La irrevocabilidad de la
vocación y elección de Israel es para San Pablo tan evidente, que no vacila en
revelarnos su futura readmisión (Rom.
XI, 15) a la grey de Cristo, lo cual constituirá la riqueza del mundo (ibid. v. 12); por eso nos exhorta a
no engreírnos (ibid. v. 18), porque
si nosotros, siendo un olivo silvestre, hemos sido injertados en el olivo
pingüe de Israel y participamos de su raíz y grosura (ibid. v 17), no tenemos ningún motivo para gloriamos, antes bien
debemos adorar la bondad del Padre Celestial, que nos ha hecho herederos de la
savia de aquel olivo pingüe y al mismo tiempo admirar la sabiduría divina que
ha conservado milagrosamente ese pueblo para el cumplimiento definitivo de su
misión.
Despreciar a los
Judíos caídos y actualmente desparramados sobre la faz de la tierra sería
imitar a los fariseos que despreciaban a otros pueblos, jactándose de tener el
monopolio de las promesas mesiánicas, y precisamente por eso cayeron en la
incredulidad y perdieron el fruto de las promesas.
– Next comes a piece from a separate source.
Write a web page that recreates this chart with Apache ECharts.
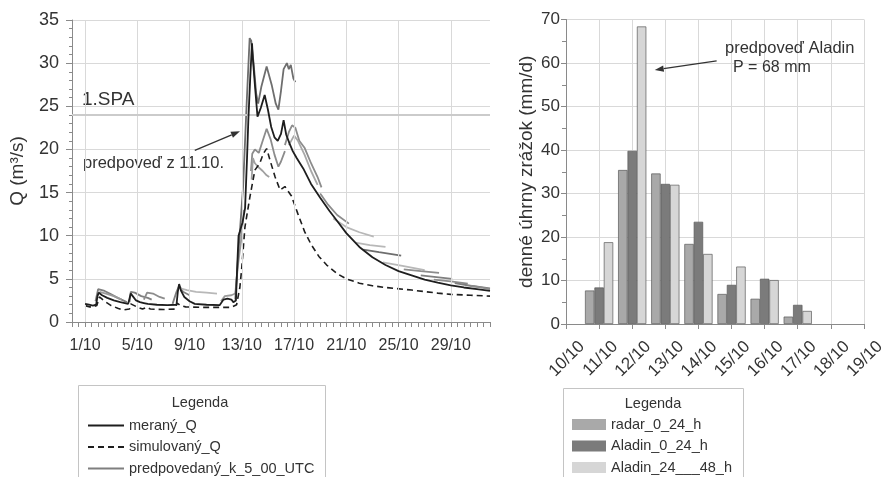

La advertencia de San Pablo (Rom.
XI, 18) de no engreírnos, resulta tanto más apremiante cuanto que el Apóstol
predice también la apostaría de esos
gentiles, injertados en el olivo pingüe (II Tes. II, 3 ss.) y el mismo
Jesucristo nos anuncia la falta de fe en su segunda venida (Lc. XVIII, 8).
¿Qué
tiene que ver todo esto con la vuelta de los Judíos a Tierra Santa y la
organización de un Estado Judío independiente de otras naciones? Mucho en todo
sentido. Por de pronto, es muy inverosímil que los Judíos, mientras estén
dispersos entre los pueblos cristianos, mahometanos y paganos, se conviertan
todos al mismo tiempo. ¿No es obvio que a la conversión de Israel preceda su concentración
en un territorio geográficamente determinado, donde pueda desarrollarse como
pueblo? Exigir una conversión más o menos simultánea de los Judíos de Nueva
York, Buenos Aires, Londres, El Cairo, Hong Kong, etc., etc., aunque se
interpretase esta conversión sólo limitado como lo hacen algunos exégetas,
equivaldría a multiplicar sin necesidad los milagros.